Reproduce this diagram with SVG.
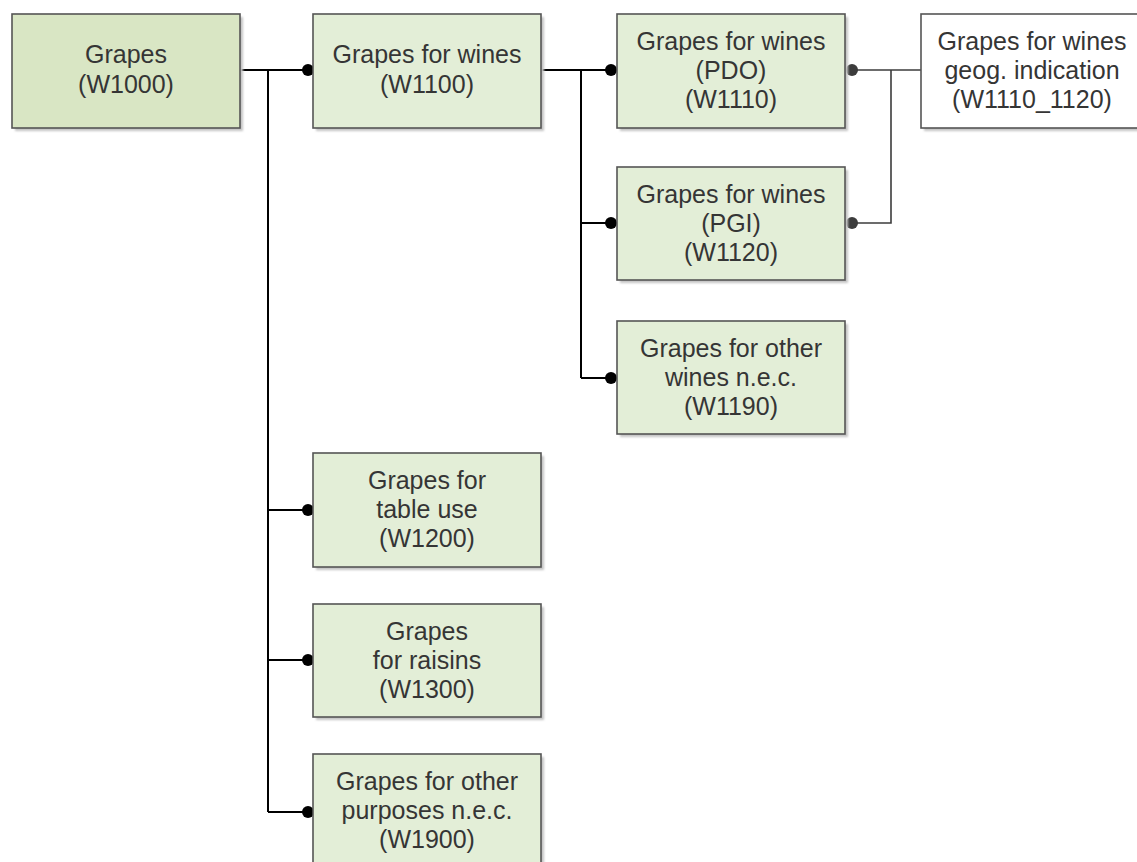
<svg xmlns="http://www.w3.org/2000/svg" width="1137" height="862" viewBox="0 0 1137 862">
  <defs>
    <filter id="soft" x="-10%" y="-10%" width="120%" height="120%">
      <feGaussianBlur stdDeviation="1.2"/>
    </filter>
  </defs>
  <style>
    .shadow { fill: #c4c4c4; filter: url(#soft); }
    .box { fill: #e3eed7; stroke: #555555; stroke-width: 1.6; }
    .root { fill: #d9e6c4; }
    .plain { fill: #ffffff; }
    .label { font-family: "Liberation Sans", Arial, sans-serif; font-size: 25px; fill: #353535; text-anchor: middle; }
    .wire { fill: none; stroke: #000000; stroke-width: 2; }
    .wire-grey { fill: none; stroke: #3c3c3c; stroke-width: 1.6; }
    .dot { fill: #000000; }
    .dot-grey { fill: #3c3c3c; }
  </style>
  <rect width="1137" height="862" fill="#ffffff"/>

  <!-- connectors -->
  <g id="connectors">
    <!-- W1000 to its children -->
    <path class="wire" d="M240 70 H308 M268 70 V812 M268 510 H308 M268 660 H308 M268 812 H308"/>
    <!-- W1100 to its children -->
    <path class="wire" d="M541 70 H611 M581 70 V378 M581 223 H611 M581 378 H611"/>
    <!-- PDO / PGI to geographical indication -->
    <path class="wire-grey" d="M852 70 H921 M852 223 H891 V70"/>
    <circle class="dot" cx="308" cy="70" r="6"/>
    <circle class="dot" cx="308" cy="510" r="6"/>
    <circle class="dot" cx="308" cy="660" r="6"/>
    <circle class="dot" cx="308" cy="812" r="6"/>
    <circle class="dot" cx="611" cy="70" r="6"/>
    <circle class="dot" cx="611" cy="223" r="6"/>
    <circle class="dot" cx="611" cy="378" r="6"/>
    <circle class="dot-grey" cx="852" cy="70" r="6"/>
    <circle class="dot-grey" cx="852" cy="223" r="6"/>
  </g>

  <g id="W1000">
    <rect class="shadow" x="15" y="17" width="228" height="114"/>
    <rect class="box root" x="12" y="14" width="228" height="114"/>
    <text class="label" x="126" y="63">Grapes</text>
    <text class="label" x="126" y="93">(W1000)</text>
  </g>

  <g id="W1100">
    <rect class="shadow" x="316" y="17" width="228" height="114"/>
    <rect class="box" x="313" y="14" width="228" height="114"/>
    <text class="label" x="427" y="63">Grapes for wines</text>
    <text class="label" x="427" y="93">(W1100)</text>
  </g>

  <g id="W1110">
    <rect class="shadow" x="620" y="17" width="228" height="114"/>
    <rect class="box" x="617" y="14" width="228" height="114"/>
    <text class="label" x="731" y="50">Grapes for wines</text>
    <text class="label" x="731" y="79">(PDO)</text>
    <text class="label" x="731" y="108">(W1110)</text>
  </g>

  <g id="W1110_1120">
    <rect class="shadow" x="924" y="17" width="222" height="114"/>
    <rect class="box plain" x="921" y="14" width="222" height="114"/>
    <text class="label" x="1032" y="50">Grapes for wines</text>
    <text class="label" x="1032" y="79">geog. indication</text>
    <text class="label" x="1032" y="108">(W1110_1120)</text>
  </g>

  <g id="W1120">
    <rect class="shadow" x="620" y="170" width="228" height="113"/>
    <rect class="box" x="617" y="167" width="228" height="113"/>
    <text class="label" x="731" y="203">Grapes for wines</text>
    <text class="label" x="731" y="232">(PGI)</text>
    <text class="label" x="731" y="261">(W1120)</text>
  </g>

  <g id="W1190">
    <rect class="shadow" x="620" y="324" width="228" height="113"/>
    <rect class="box" x="617" y="321" width="228" height="113"/>
    <text class="label" x="731" y="357">Grapes for other</text>
    <text class="label" x="731" y="386">wines n.e.c.</text>
    <text class="label" x="731" y="415">(W1190)</text>
  </g>

  <g id="W1200">
    <rect class="shadow" x="316" y="456" width="228" height="114"/>
    <rect class="box" x="313" y="453" width="228" height="114"/>
    <text class="label" x="427" y="489">Grapes for</text>
    <text class="label" x="427" y="518">table use</text>
    <text class="label" x="427" y="547">(W1200)</text>
  </g>

  <g id="W1300">
    <rect class="shadow" x="316" y="607" width="228" height="113"/>
    <rect class="box" x="313" y="604" width="228" height="113"/>
    <text class="label" x="427" y="640">Grapes</text>
    <text class="label" x="427" y="669">for raisins</text>
    <text class="label" x="427" y="698">(W1300)</text>
  </g>

  <g id="W1900">
    <rect class="shadow" x="316" y="757" width="228" height="114"/>
    <rect class="box" x="313" y="754" width="228" height="114"/>
    <text class="label" x="427" y="790">Grapes for other</text>
    <text class="label" x="427" y="819">purposes n.e.c.</text>
    <text class="label" x="427" y="848">(W1900)</text>
  </g>
</svg>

§ **Objective**
Copy out every line of the material above exactly, skipping the pictures.

§ **Task answer**
Reproduce this diagram with SVG.
<svg xmlns="http://www.w3.org/2000/svg" width="1137" height="862" viewBox="0 0 1137 862">
  <defs>
    <filter id="soft" x="-10%" y="-10%" width="120%" height="120%">
      <feGaussianBlur stdDeviation="1.2"/>
    </filter>
  </defs>
  <style>
    .shadow { fill: #c4c4c4; filter: url(#soft); }
    .box { fill: #e3eed7; stroke: #555555; stroke-width: 1.6; }
    .root { fill: #d9e6c4; }
    .plain { fill: #ffffff; }
    .label { font-family: "Liberation Sans", Arial, sans-serif; font-size: 25px; fill: #353535; text-anchor: middle; }
    .wire { fill: none; stroke: #000000; stroke-width: 2; }
    .wire-grey { fill: none; stroke: #3c3c3c; stroke-width: 1.6; }
    .dot { fill: #000000; }
    .dot-grey { fill: #3c3c3c; }
  </style>
  <rect width="1137" height="862" fill="#ffffff"/>

  <!-- connectors -->
  <g id="connectors">
    <!-- W1000 to its children -->
    <path class="wire" d="M240 70 H308 M268 70 V812 M268 510 H308 M268 660 H308 M268 812 H308"/>
    <!-- W1100 to its children -->
    <path class="wire" d="M541 70 H611 M581 70 V378 M581 223 H611 M581 378 H611"/>
    <!-- PDO / PGI to geographical indication -->
    <path class="wire-grey" d="M852 70 H921 M852 223 H891 V70"/>
    <circle class="dot" cx="308" cy="70" r="6"/>
    <circle class="dot" cx="308" cy="510" r="6"/>
    <circle class="dot" cx="308" cy="660" r="6"/>
    <circle class="dot" cx="308" cy="812" r="6"/>
    <circle class="dot" cx="611" cy="70" r="6"/>
    <circle class="dot" cx="611" cy="223" r="6"/>
    <circle class="dot" cx="611" cy="378" r="6"/>
    <circle class="dot-grey" cx="852" cy="70" r="6"/>
    <circle class="dot-grey" cx="852" cy="223" r="6"/>
  </g>

  <g id="W1000">
    <rect class="shadow" x="15" y="17" width="228" height="114"/>
    <rect class="box root" x="12" y="14" width="228" height="114"/>
    <text class="label" x="126" y="63">Grapes</text>
    <text class="label" x="126" y="93">(W1000)</text>
  </g>

  <g id="W1100">
    <rect class="shadow" x="316" y="17" width="228" height="114"/>
    <rect class="box" x="313" y="14" width="228" height="114"/>
    <text class="label" x="427" y="63">Grapes for wines</text>
    <text class="label" x="427" y="93">(W1100)</text>
  </g>

  <g id="W1110">
    <rect class="shadow" x="620" y="17" width="228" height="114"/>
    <rect class="box" x="617" y="14" width="228" height="114"/>
    <text class="label" x="731" y="50">Grapes for wines</text>
    <text class="label" x="731" y="79">(PDO)</text>
    <text class="label" x="731" y="108">(W1110)</text>
  </g>

  <g id="W1110_1120">
    <rect class="shadow" x="924" y="17" width="222" height="114"/>
    <rect class="box plain" x="921" y="14" width="222" height="114"/>
    <text class="label" x="1032" y="50">Grapes for wines</text>
    <text class="label" x="1032" y="79">geog. indication</text>
    <text class="label" x="1032" y="108">(W1110_1120)</text>
  </g>

  <g id="W1120">
    <rect class="shadow" x="620" y="170" width="228" height="113"/>
    <rect class="box" x="617" y="167" width="228" height="113"/>
    <text class="label" x="731" y="203">Grapes for wines</text>
    <text class="label" x="731" y="232">(PGI)</text>
    <text class="label" x="731" y="261">(W1120)</text>
  </g>

  <g id="W1190">
    <rect class="shadow" x="620" y="324" width="228" height="113"/>
    <rect class="box" x="617" y="321" width="228" height="113"/>
    <text class="label" x="731" y="357">Grapes for other</text>
    <text class="label" x="731" y="386">wines n.e.c.</text>
    <text class="label" x="731" y="415">(W1190)</text>
  </g>

  <g id="W1200">
    <rect class="shadow" x="316" y="456" width="228" height="114"/>
    <rect class="box" x="313" y="453" width="228" height="114"/>
    <text class="label" x="427" y="489">Grapes for</text>
    <text class="label" x="427" y="518">table use</text>
    <text class="label" x="427" y="547">(W1200)</text>
  </g>

  <g id="W1300">
    <rect class="shadow" x="316" y="607" width="228" height="113"/>
    <rect class="box" x="313" y="604" width="228" height="113"/>
    <text class="label" x="427" y="640">Grapes</text>
    <text class="label" x="427" y="669">for raisins</text>
    <text class="label" x="427" y="698">(W1300)</text>
  </g>

  <g id="W1900">
    <rect class="shadow" x="316" y="757" width="228" height="114"/>
    <rect class="box" x="313" y="754" width="228" height="114"/>
    <text class="label" x="427" y="790">Grapes for other</text>
    <text class="label" x="427" y="819">purposes n.e.c.</text>
    <text class="label" x="427" y="848">(W1900)</text>
  </g>
</svg>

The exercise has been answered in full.